In tissue engineering, the type, composition and properties of biomaterials used as scaffolds have a profound effect on the regeneration of new tissues. In the case of collagen, for example, its structure and fibrillar arrangement in vivo have a direct affect on its function – such as its ability to withstand mechanical stress – and so optimal scaffold mechanics should provide an environment that mimics the molecular arrangement of collagen fibrils.
Continued improvements in biomaterial design have been able to translate some of these structure-function relationships successfully to yield new in vivo models, and new materials have emerged that provide more optimal environments for cellular growth and tissue reconstruction.
These new “smart” scaffolds generally involve combination and hybrid materials coated with growth factors or cells for improved vascularization.

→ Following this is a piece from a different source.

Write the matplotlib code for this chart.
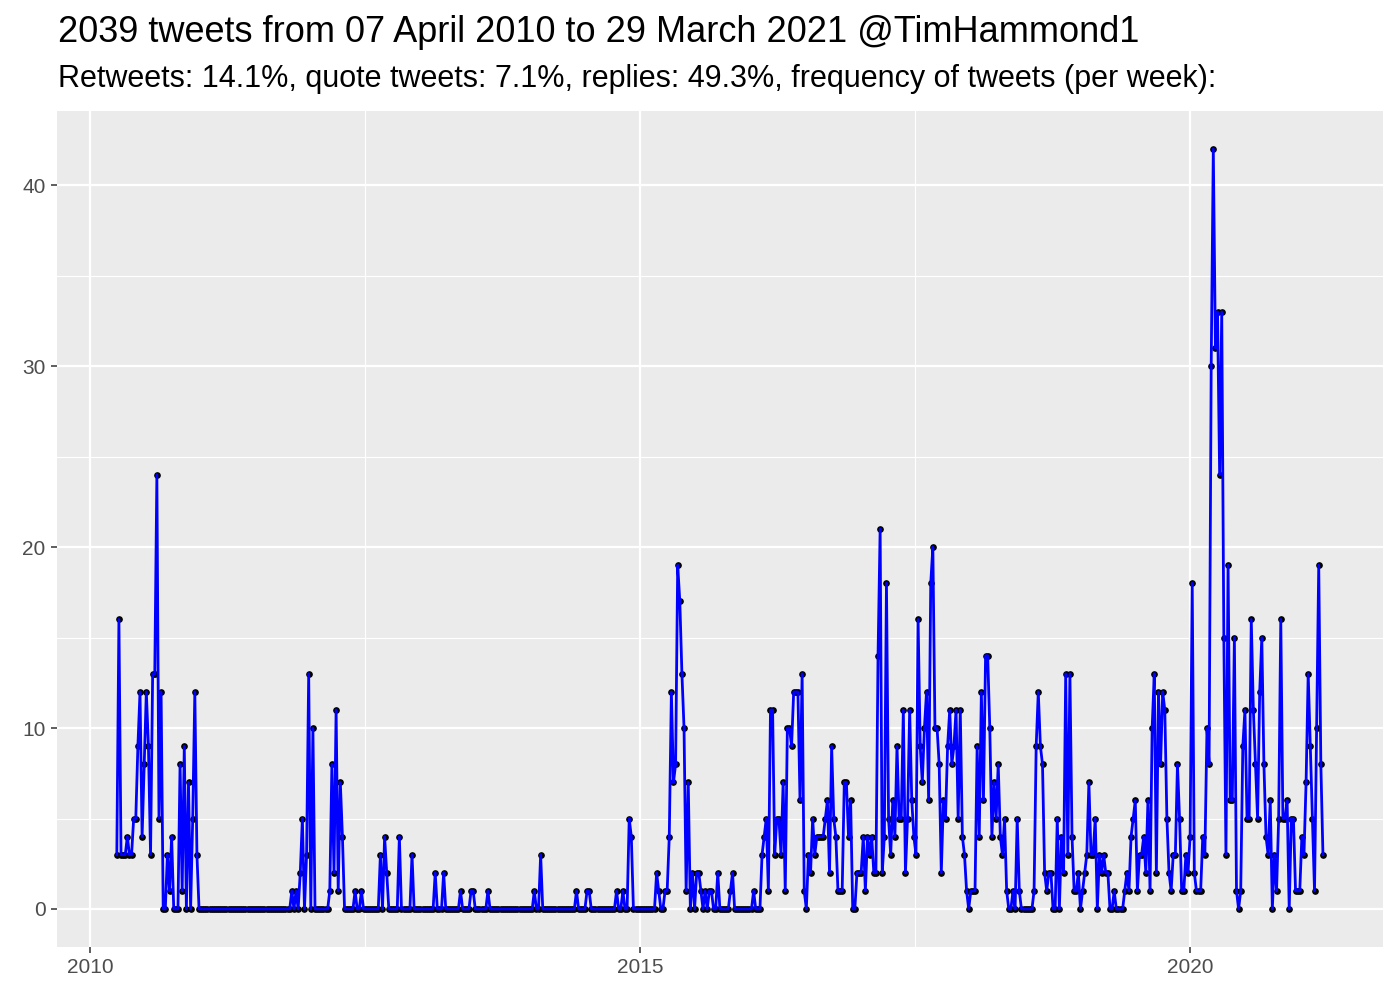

The growth factors are usually chosen so that they mimic specific functions of in vivo tissue and are crucial for optimal engrafment of the implanted scaffolds and to support the function of the newly formed tissue.
The trend toward such “smart” scaffolds has created a number of novel biomaterials with promising regenerative behavior.
In a study published last week in the Proceedings of the National Academy of Sciences, a new combination scaffold, made from a combination of silk protein and a collagen-based gel, coated with rat neurons, was developed as a model of 3D brain-like tissue. The authors, led by Dr. David Kaplan of Tufts University, showed that the neurons managed to grow axons through the scaffold, which itself survived for more than two months in the lab. The authors also founds that neurons in their 3D brain-like tissue exhibited higher expression of genes involved in neuron growth and function.
Elsewhere, novel approaches for improved coating of scaffolds are being developed: researchers at the University of Colorado developed a new 3D scaffold based on PLGA coated with growth factors for controllable bone tissue regeneration. Using a layer-by-layer assembly approach, the authors coated the PLGA scaffolds with platelet-derived growth factor (PDGF) first, followed by bone morphogenetic protein 2 (BMP-2), two most important growth factors for bone repair. By coating PDGF first followed by layers of BMP-2, the authors achieved sustained release of the growth factors in a way that mimics the process of in vivo healing.
Nanotechnology is also emerging as a tool to achieve molecular structures of scaffolds closer to those of native tissue – such as the recent development of nanoparticles – published about in Scientific Reports – for the assembly of collagen scaffolds with fibrillar lamellae that resemble native lamellae.
Such examples of new 3D scaffolds emphasize the importance of combination approaches for developing next generation tissue regeneration substrates and show that scaffolds of the future will benefit multipronged development approaches.